Ini artinya, tidak ada dalam lingkungan manapun bahwa peserta didik yang satu
lebih cerdas dari peserta didik lainnya. Melainkan, yang ada adalah peserta
didik mana yang sudah menemukan bidang kecerdasannya serta mana yang belum
menemukan. Bahkan dimungkinkan ada peserta didik yang menemukan atau cenderung
punya lebih dari satu bidang kecerdasan yang ia kuasai. Meski secara asali
(tanpa proses/latihan) diyakini hanya satu jenis kecerdasan saja yang dimiliki
secara dominan.
Masalahnya, para pakar
“kecerdasan” –sebagaimana yang telah umum diketahui dalam beberapa dekade—
terutama dalam dunia pendidikan hanya menggunakan tes intelligence quotient (IQ). Di mana, hasil tes itu sebagai pijakan
satu-satunya dalam “menilai” kemampuan (kecerdasan) anak. Bahkan, juga
digunakan sebagai bahan utama dan rujukan satu-satunya dalam memprediksi masa
depan anak. Padahal, utamanya untuk zaman yang serba kompleks sekarang ini,
faktor-faktor (kecerdesan) lain sebenarnya juga bisa menjadi andil bagi penentu
dasar masa depan mereka. Dengan kata lain, di zaman yang serba butuh aspek
“kompleksitas” ini, IQ saja tidak akan pernah bisa menjadi solusi masalah
kehidupan bagi pribadi maupun kehidupan masyarakat luas.
Dunia sekarang ini,
utamanya pada negara miskin dan berkembang, dilanda ledakan jumlah penduduk
serta dilanda “persaingan” politik hingga ekonomi. Hal tersebut berakibat munculnya
permasalahan yang amat kompleks. Misalnya minimanya lapangan kerja, bertambahnya
polusi udara, rawan penyakit menular, dan perkembangan IPTEK yang tak
terkontrol. Implikasinya, masyarakat sekarang ini tidak membutuhkan generasi
yang difoluskan pada pengembangan satu jenis kecerdasan saja. Artinya, semakin
beragamnya potensi kecerdasan yang dimiliki lingkungan masyarakat maka kemungkinan
besar segala aspek kebutuhan serta permasalahan kehidupan masyarakat tersebut
akan terpenuhi. Asumsinya, apapun yang dibutuhkan oleh masyarakat maka
generasi-generasi yang punya kecerdasan beragam mampu untuk memenuhi dan
mengatasinya sesuai dengan bidang kecerdasan masing-masing. Misalkan, dengan
kecerdasan “natural” atau kealaman seseorang akan mampu mengatasi pencemaran udara
di lingkungannya. Salah satu tindakan nyatanya dengan mengadakan program
penghijauan secara mandiri atau terorganisir dan memprotes pabrik-pabrik
pembuang limbah sembarangan. Contoh lain, dengan kecerdasan musikalnya
seseorang dimungkinkan mampu menciptakan dan memainkan lirik lagu yang
menginspirasi dan menggugah semangat hidup dan berkembangnya generasi muda.
Dapat dikatakan, tidak
mengherankan bila teori milik Gardner
telah merangsang dunia pendidikan di berbagai negara untuk melakukan inovasi
bidang kecerdasan. Bahkan, bisa dikatakan menyebabkan lahirnya revolusi
kecerdasan.
Baik yang dilakukan secara utuh (totalitas) maupun diadakan filter dan
pengembangan-pengembangan yang disesuikan dengan nilai dan budaya di negera
masing-masing.
Inovasi dilakukan biasanya untuk memenuhi “kerinduan” masyarakat agar bisa
merasakan sesuatu yang baru, sehingga bisa meninggalkan model (paradigma) lama.

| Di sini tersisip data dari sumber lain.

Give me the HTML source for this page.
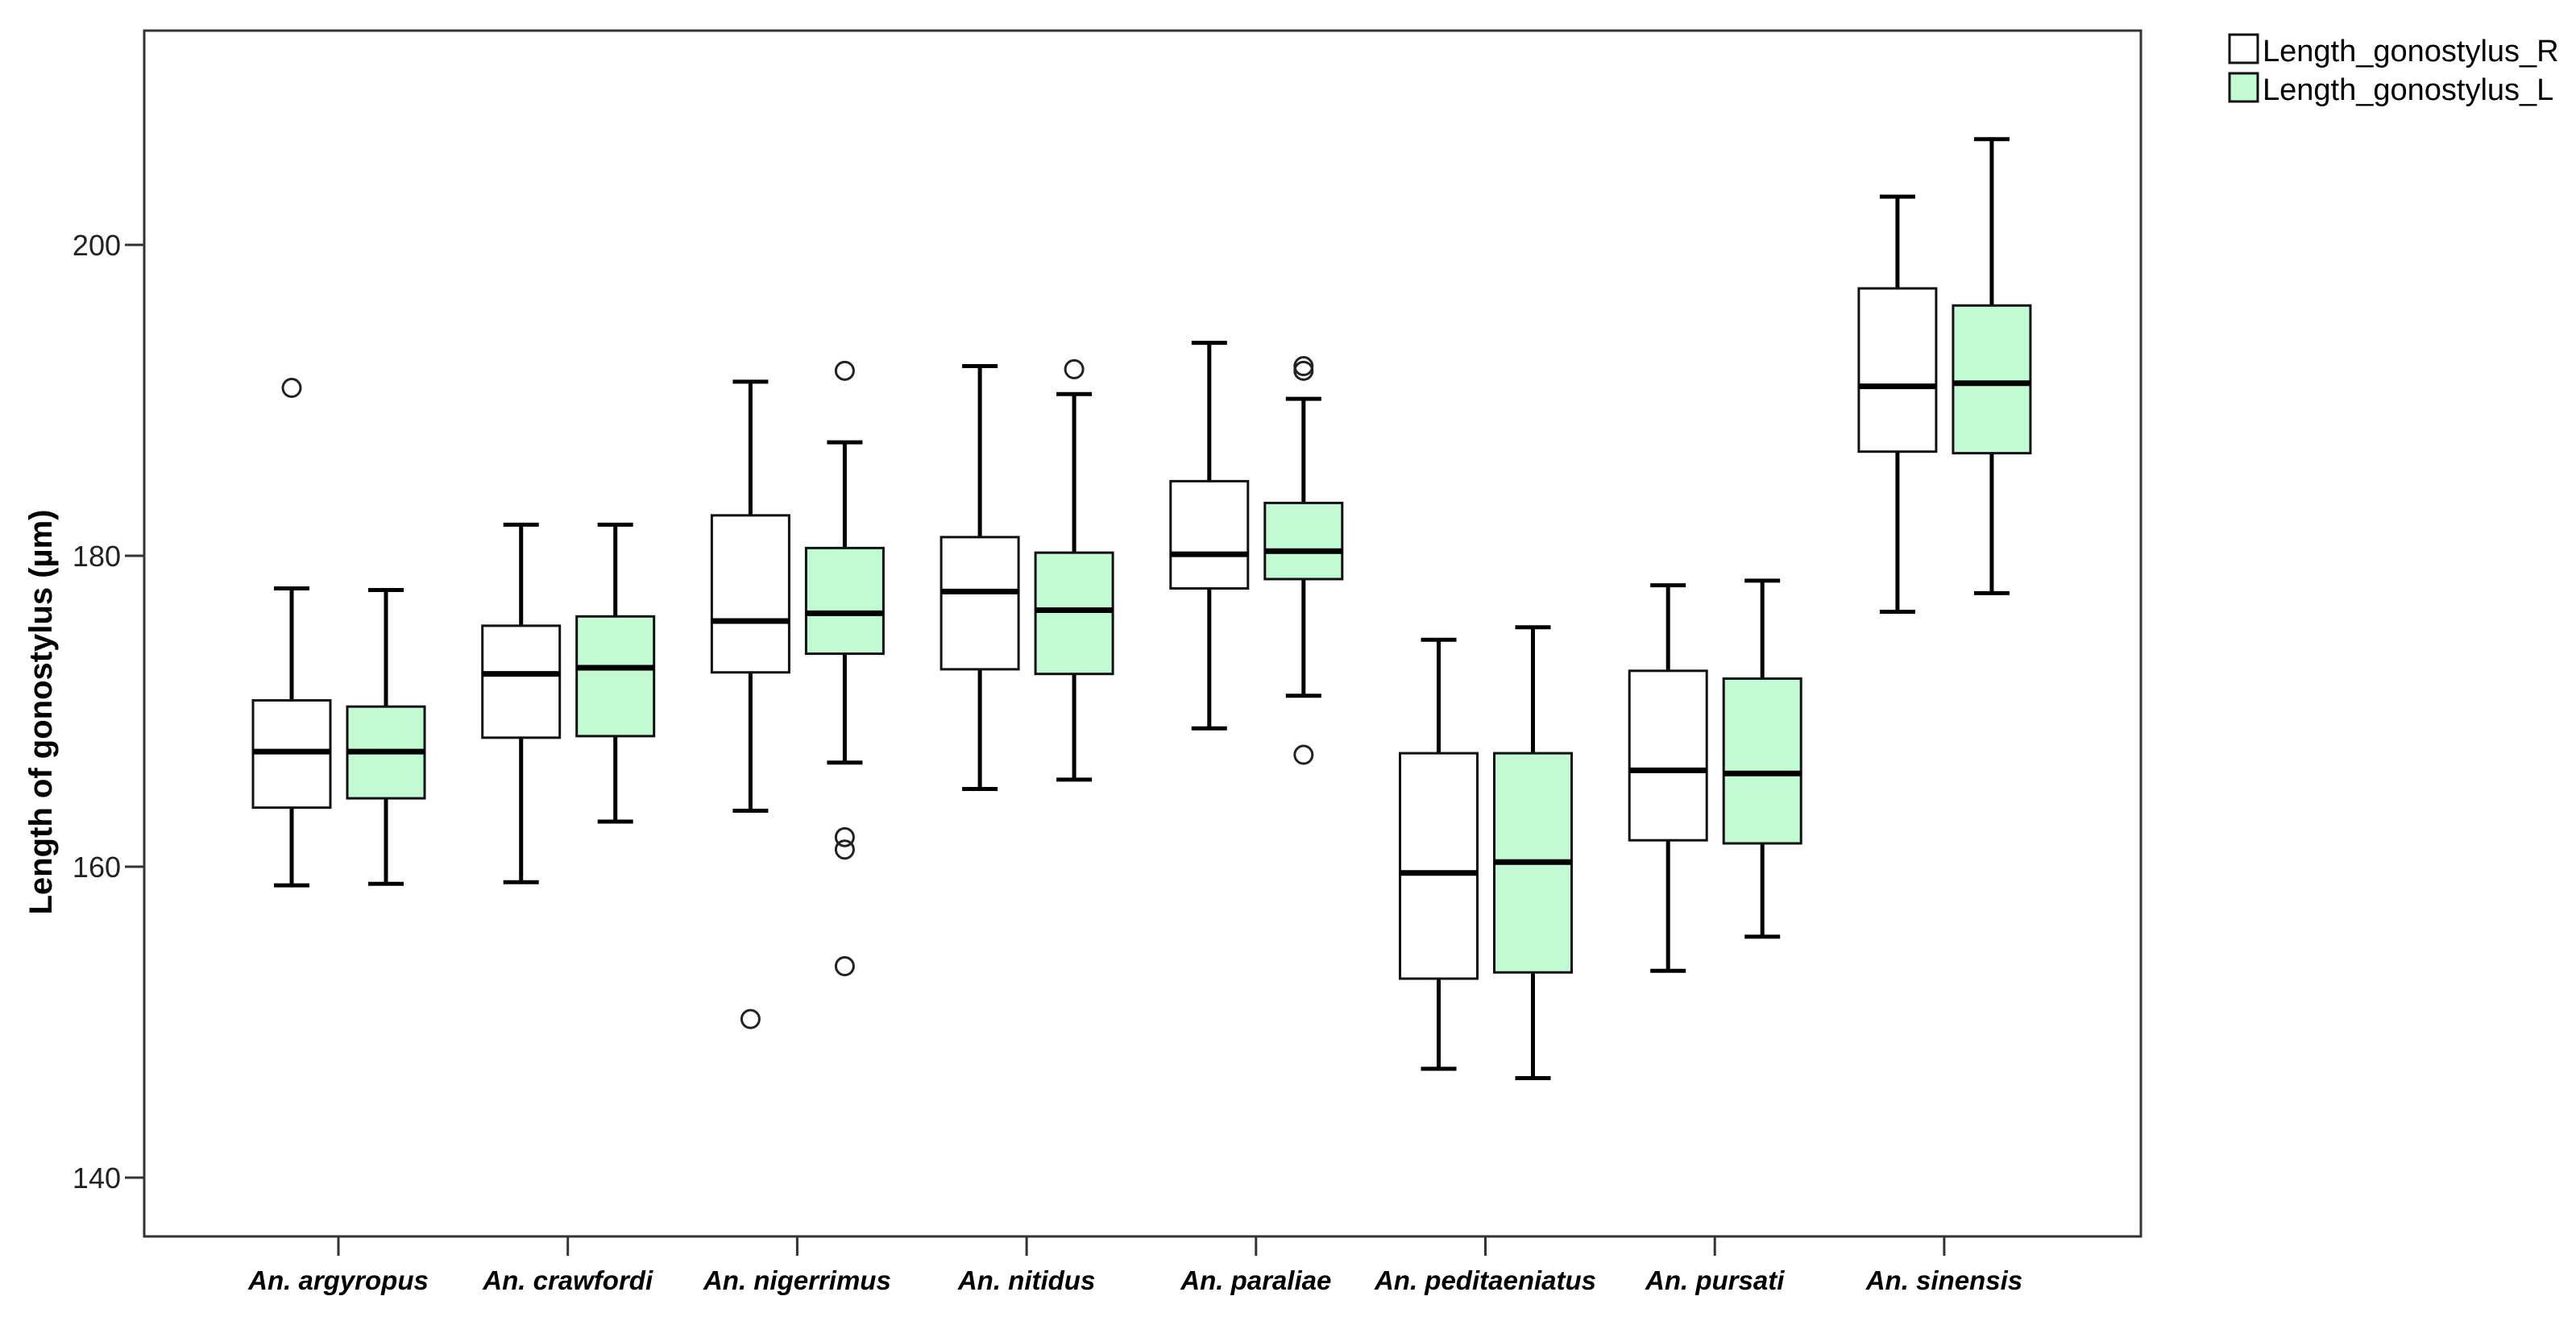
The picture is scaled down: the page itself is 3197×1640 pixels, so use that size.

Kendati demikian, dalam setiap inovasi pasti akan mendapat respon berbeda-beda
dari masyarakat. Ada yang menolak secara mutlak, ada yang mendukung secara
mutlak, ada yang memfilter dengan ketat, dan ada yang menanggapinya secara
biasa-biasa saja. Begitu pula dengan teori kecerdasan beragam (multiple intelligences) ini.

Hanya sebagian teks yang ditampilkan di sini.